The binary standalone applications will be install in libra/install/linux_64b/bin directory.

Setting up the various variables in makefile.libra
  • Kokkos_CUDA_ARCH: This is set via the commandline as Kokkos_CUDA_ARCH=<CUDA ARCH>.
    Set it to the value appropriate for the CUDA architecture of the GPU used with the ftm=awphpg setting of the roadrunner app.
    See list of supported values at the Kokkos web page.
  • CASA_BUILD_TYPE, CASACORE_BUILD_TYPE: The cmake build-type setting for CASA and CASACore code.
  • {CASA,FFTW,KOKKOS,HPG,PARAFEED}_VERSION: Names of the specific version or branch for the various packages.
  • {CASA,CASACORE_DATA,FFTW,KOKKOS,HPG,PARAFEED,SAKURA}_REPOS: URL for the repository of the various packages.
  • PATH: Set this to include the location of the local CUDA installation. To build the LibRA system a GPU is not necessary, but a CUDA install is necessary.
  • NCORES: The number of CPU cores used for compiling. It is used as make -j ${NCORES} in the various build targets.
  • Apps_BUILD_TESTS: Whether to build apps unit tests.
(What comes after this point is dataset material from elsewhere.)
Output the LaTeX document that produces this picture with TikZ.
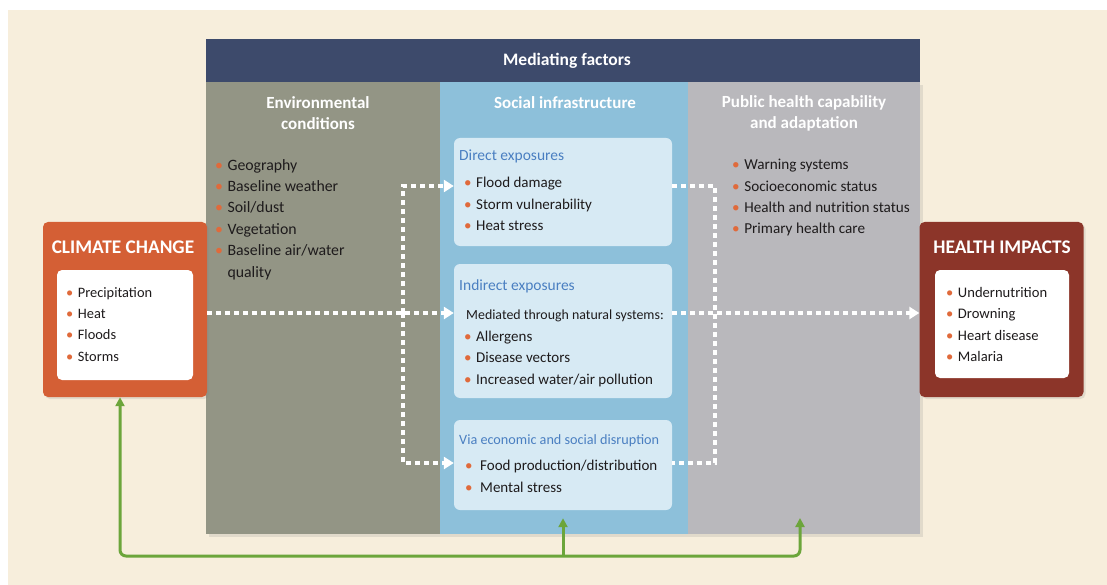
\documentclass[tikz,border=0pt]{standalone}
\usepackage{fontspec}
\setmainfont{Carlito}
\usetikzlibrary{arrows.meta, positioning, shadows}
\definecolor{creambg}{HTML}{F7EEDC}
\definecolor{navyhead}{HTML}{3D4A6B}
\definecolor{envgray}{HTML}{939585}
\definecolor{socblue}{HTML}{8DC0DA}
\definecolor{phgray}{HTML}{B9B8BC}
\definecolor{paleblue}{HTML}{D7EAF4}
\definecolor{ccorange}{HTML}{D45F35}
\definecolor{hired}{HTML}{8C3529}
\definecolor{titleblue}{HTML}{4A7FC1}
\definecolor{dotorange}{HTML}{E06A3B}
\definecolor{inkdark}{HTML}{1E1B1C}
\definecolor{loopgreen}{HTML}{6CA53B}
\newcommand\bul{{\color{dotorange}\textbullet}\hspace{4.5pt}}

\begin{document}
\begin{tikzpicture}[x=1pt, y=-1pt,
  font=\fontsize{15}{21.4}\selectfont,
  col/.style    = {minimum width=#1, minimum height=452pt, inner sep=0pt,
                   drop shadow={opacity=0.18, shadow xshift=3pt, shadow yshift=-3pt}},
  sidebox/.style= {minimum width=164pt, minimum height=175pt, inner sep=0pt,
                   rounded corners=5pt,
                   drop shadow={opacity=0.18, shadow xshift=2pt, shadow yshift=-2pt}},
  whitebox/.style={fill=white, rounded corners=5pt, minimum width=136pt,
                   minimum height=110pt, inner sep=0pt},
  expbox/.style = {fill=paleblue, rounded corners=6pt, minimum width=218pt, inner sep=0pt},
  coltitle/.style={font=\fontsize{17}{21}\selectfont\bfseries, text=white, align=center},
  bigtitle/.style={font=\fontsize{19.3}{22}\selectfont\bfseries, text=white},
  lst/.style    = {align=left, inner sep=0pt, anchor=north west, text=inkdark},
  dashflow/.style={draw=white, line width=3.3pt, dash pattern=on 5pt off 4pt,
                   -{Triangle[length=10pt, width=12pt]}},
  dashline/.style={draw=white, line width=3.3pt, dash pattern=on 5pt off 4pt},
  grflow/.style = {draw=loopgreen, line width=3pt, -{Triangle[length=9pt, width=9pt]}},
]
\useasboundingbox (0,0) rectangle (1107,585);
\fill[white] (0,0) rectangle (1107,585);
\fill[creambg] (8,10) rectangle (1107,585);

% ---- mediating factors columns
\node[col=234pt, fill=envgray] (envcol) at (323,308) {};
\node[col=248pt, fill=socblue] (soccol) at (564,308) {};
\node[col=232pt, fill=phgray]  (phcol)  at (804,308) {};
\node[fill=navyhead, minimum width=714pt, minimum height=43pt, inner sep=0pt,
      font=\fontsize{17.5}{18}\selectfont\bfseries, text=white] (hdr) at (563,60.5)
      {\hspace*{8pt}Mediating factors};

\node[coltitle] (envhead) at (318,113) {Environmental\\conditions};
\node[coltitle] (sochead) at (565,103) {Social infrastructure};
\node[coltitle] (phhead)  at (804,113) {Public health capability\\and adaptation};

\node[lst, font=\fontsize{15.8}{21.4}\selectfont] (envlist) at (215,159)
  {\bul Geography\\ \bul Baseline weather\\ \bul Soil/dust\\ \bul Vegetation\\
   \bul Baseline air/water\\ \phantom{\bul}quality};
\node[lst, font=\fontsize{15.2}{21.4}\selectfont] (phlist) at (732,159)
  {\bul Warning systems\\ \bul Socioeconomic status\\
   \bul Health and nutrition status\\ \bul Primary health care};

% ---- the three exposure boxes
\node[expbox, minimum height=108pt] (direct)   at (563,192) {};
\node[expbox, minimum height=134pt] (indirect) at (563,331) {};
\node[expbox, minimum height=90pt]  (via)      at (563,465) {};

\node[lst] (directtxt) at (459,150)
  {{\fontsize{15.5}{18}\selectfont\color{titleblue}Direct exposures}\\[5.5pt]
   \hspace{5pt}\bul Flood damage\\ \hspace{5pt}\bul Storm vulnerability\\
   \hspace{5pt}\bul Heat stress};
\node[lst] (indirecttxt) at (459,280)
  {{\fontsize{15.5}{18}\selectfont\color{titleblue}Indirect exposures}\\[7.5pt]
   \hspace{7pt}{\fontsize{13.9}{18}\selectfont Mediated through natural systems:}\\
   \hspace{5pt}\bul Allergens\\ \hspace{5pt}\bul Disease vectors\\
   \hspace{5pt}\bul Increased water/air pollution};
\node[lst] (viatxt) at (459,434)
  {{\fontsize{14.2}{18}\selectfont\color{titleblue}Via economic and social disruption}\\[5.5pt]
   \hspace{6pt}\bul\hspace{3pt}Food production/distribution\\
   \hspace{6pt}\bul\hspace{3pt}Mental stress};

% ---- climate change and health impacts
\node[sidebox, fill=ccorange] (climate) at (125,309.5) {};
\node[bigtitle] (climatehead) at (123,247) {CLIMATE CHANGE};
\node[whitebox] (climatein) at (125,325) {};
\node[lst, font=\fontsize{14.4}{21.4}\selectfont] (climatelist) at (66,287)
  {\bul Precipitation\\ \bul Heat\\ \bul Floods\\ \bul Storms};

\node[sidebox, fill=hired] (health) at (1001.5,309.5) {};
\node[bigtitle] (healthhead) at (1002,247) {HEALTH IMPACTS};
\node[whitebox, minimum width=134pt, minimum height=108pt] (healthin) at (1002,324) {};
\node[lst, font=\fontsize{14.6}{21.4}\selectfont] (healthlist) at (946,287)
  {\bul Undernutrition\\ \bul Drowning\\ \bul Heart disease\\ \bul Malaria};

% ---- dashed pathways
\coordinate (mid)   at (0,313);
\coordinate (dy)    at (0,186);
\coordinate (vy)    at (0,463);
\coordinate (split) at (403,313);
\coordinate (join)  at (715,313);

\draw[dashflow] (climate.east |- mid) -- (indirect.west |- mid);
\draw[dashflow] (split) |- (direct.west |- dy);
\draw[dashflow] (split) |- (via.west |- vy);
\draw[dashline] (direct.east |- dy) -| (join |- vy) -- (via.east |- vy);
\draw[dashflow] (indirect.east |- mid) -- (health.west |- mid);

% ---- feedback loop
\coordinate (gloop) at (120,556);
\coordinate (gph)   at (800,518);
\draw[grflow, {Triangle[length=9pt, width=9pt]}-{Triangle[length=9pt, width=9pt]},
      rounded corners=6pt] (gloop |- climate.south) -- (gloop) -| (gph);
\draw[grflow] (via.south |- gloop) -- ([yshift=-8pt]via.south);

\end{tikzpicture}
\end{document}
Default is OFF. If it is set to ON, run the following to run unit tests locally.
cd LibRA/apps/src/tests
./../../../build/Libra/apps/src/tests/LibRATests

Resources

ToDo List

  • An app for (self-) calibration
  • Make a top-level cmake file.
  • A simple framework to run coyote on multiple cores/nodes for mode=fillcf setting. A slurm based framework is in place. GNU Parallel based one may also be useful.
  • Implement a mode in coyote app to list the specific CFs from the CFC which would be required for the given MS and settings.
    Such a list can be used by other components of the algorithm architecture to make a potentially smaller sub-CFC, specially when the given MS is a partition of a larger database being imaged.